Banyak analis memprediksi periode penurunan dolar AS masih akan terus berlanjut, salah satunya Patrik Schowitz dari JPMorgan Asset Management.
"Penurunan suku bunga membuat dolar AS menjadi kurang menarik dan mendorong investor mempertimbangkan deposito di mata uang lain. Siklus seperti ini tidak akan berbalik dengan cepat dan dolar AS memiliki ruang untuk melemah lebih jauh," tulisnya Schowitz dalam sebuah catatan yang dikutip CNBC International, Minggu (23/9/2020).
Meski demikian, jangan salah dolar AS tidak akan kehilangan statusnya sebagai mata uang dunia, meski mata uang lainnya, seperti yuan China popularitasnya sedang menanjak.
Posisi dolar AS sebagai "raja" mata uang dunia dimulai sejak perjanjian Bretton Woods tahun 1944, di mana bank sentral negara-negara dunia menetapkan nilai tukar mata uangnya terhadap dolar AS.
Sejak saat itu dolar AS resmi menjadi mata uang yang paling banyak digunakan dalam perdagangan internasional dan porsinya di cadangan devisa suatu negara menjadi yang terbesar. Dengan demikian akan sulit melengserkan dolar AS dari tahtanya.
Berdasarkan data dari Dana Moneter International (IMF) porsi dolar AS dalam cadangan devisa di dunia sekitar 61% di kuartal I-2020, dengan nilai US$ 6.794,91 miliar. Yang terdekat, euro sekitar 20% dengan nilai US$ 2.197,91 miliar.
Sementara yuan yang popularitasnya sedang menanjak hanya 2% dengan nilai US$ 221,48 miliar.

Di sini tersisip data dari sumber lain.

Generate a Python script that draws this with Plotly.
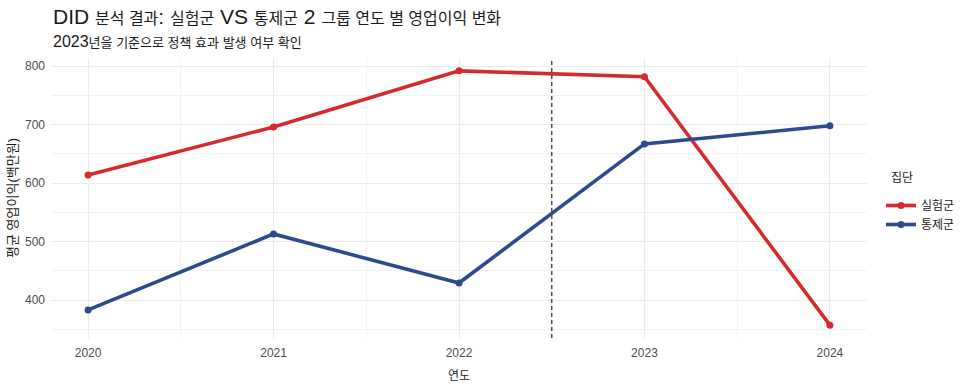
import plotly.graph_objects as go

years = [2020, 2021, 2022, 2023, 2024]
groups = ["실험군", "통제군"]
treat_vals = [614, 696, 792, 782, 357]
control_vals = [383, 513, 429, 667, 698]
colors = ["#D62A2E", "#2C4A8C"]
policy_line = 2022.5
y_ticks = [400, 500, 600, 700, 800]

FONT = "Liberation Sans, Arial, Noto Sans CJK KR, sans-serif"
W, H = 964, 388
ML, MT = 51, 58
PW, PH = 816, 280
MR, MB = W - ML - PW, H - MT - PH


def px_x(px):
    return (px - ML) / PW


def px_y(py):
    return (H - MB - py) / PH


fig = go.Figure()
for name, vals, col in zip(groups, [treat_vals, control_vals], colors):
    fig.add_trace(go.Scatter(
        x=years, y=vals, name=name, mode="lines+markers",
        line=dict(color=col, width=3.6),
        marker=dict(color=col, size=7),
    ))

fig.add_vline(x=policy_line, line=dict(color="#4d4d4d", width=1.5, dash="4px,3px"))

K = "<span style='font-size:16px'>{}</span>"
title_txt = ("DID " + K.format("분석 결과") + ": " + K.format("실험군") + " VS " + K.format("통제군")
             + " 2 " + K.format("그룹 연도 별 영업이익 변화"))
sub_txt = "2023<span style='font-size:13px'>년을 기준으로 정책 효과 발생 여부 확인</span>"

fig.add_annotation(text=title_txt, xref="paper", yref="paper", x=px_x(51), y=px_y(16),
                   xanchor="left", yanchor="middle", showarrow=False,
                   font=dict(size=21, color="#1a1a1a", family=FONT))
fig.add_annotation(text=sub_txt, xref="paper", yref="paper", x=px_x(51), y=px_y(42),
                   xanchor="left", yanchor="middle", showarrow=False,
                   font=dict(size=16, color="#1a1a1a", family=FONT))
fig.add_annotation(text="집단", xref="paper", yref="paper", x=px_x(889), y=px_y(178),
                   xanchor="left", yanchor="middle", showarrow=False,
                   font=dict(size=12, color="#1a1a1a", family=FONT))

fig.update_layout(
    width=W, height=H,
    paper_bgcolor="white", plot_bgcolor="white",
    font=dict(family=FONT, color="#333333", size=12),
    margin=dict(l=ML, r=MR, t=MT, b=MB, autoexpand=False),
    legend=dict(
        x=px_x(881), xanchor="left", y=px_y(191), yanchor="top",
        font=dict(size=12, color="#1a1a1a"),
        bgcolor="rgba(0,0,0,0)",
    ),
    xaxis=dict(
        range=[2019.8, 2024.2], tickvals=years, ticktext=[str(y) for y in years],
        showgrid=True, gridcolor="#EBEBEB", gridwidth=1,
        minor=dict(dtick=0.5, tick0=2019.5, showgrid=True, gridcolor="#F2F2F2", gridwidth=0.6),
        zeroline=False, showline=False, ticks="", automargin=False,
        ticklabelstandoff=6,
        tickfont=dict(size=12, color="#4d4d4d"),
        title=dict(text="연도", font=dict(size=12, color="#1a1a1a"), standoff=12),
    ),
    yaxis=dict(
        range=[335, 814], tickvals=y_ticks,
        showgrid=True, gridcolor="#EBEBEB", gridwidth=1,
        minor=dict(dtick=50, tick0=350, showgrid=True, gridcolor="#F2F2F2", gridwidth=0.6),
        zeroline=False, showline=False, ticks="", automargin=False,
        ticklabelstandoff=5,
        tickfont=dict(size=12, color="#4d4d4d"),
        title=dict(text="평균 영업이익(백만원)", font=dict(size=13, color="#1a1a1a"), standoff=4),
    ),
)

fig.write_html("out.html", config={"displayModeBar": False},
               post_script="document.body.style.margin='0';")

Meski demikian, dalam beberapa tahun ke depan yuan diprediksi masuk dalam tiga besar mata uang cadangan devisa. Dalam beberapa tahun terakhir, porsi yuan di cadangan devisa global terus bertambah secara konsisten. Pada tahun 2016 porsi yuan di cadangan devisa dunia hanya 1%.
Penambahan porsi yuan tersebut diprediksi masih akan terus terjadi di tahun-tahun mendatang hingga mencapai 5-10% dari total cadangan devisa dunia.
"Pada akhirnya, apa yang kita pikirkan akan terjadi dalam 25 tahun ke depan adalah kita akan maju, kita akan memiliki dunia dengan tiga mata uang utama: dolar AS, euro, dan yuan" kata Massimiliano Castelli, head of strategy and advice, global sovereign markets, dari UBS Asset Management, sebagaimana dilansir Reuters.
Meski demikian, tetap saja dolar AS diprediksi menjadi yang teratas.
"Dalam 25 tahun ke depan, porsi dolar dalam cadangan devisa global adalah sebesar 60-65%. Saya tidak melihat alasan, kenapa kita tidak bisa melihat dolar dengan porsi 50%, euro 20-25%, dan yuan 5-10% dan menjadikannya mata uang dengan porsi terbesar ketiga di cadangan devisa" tambahnya.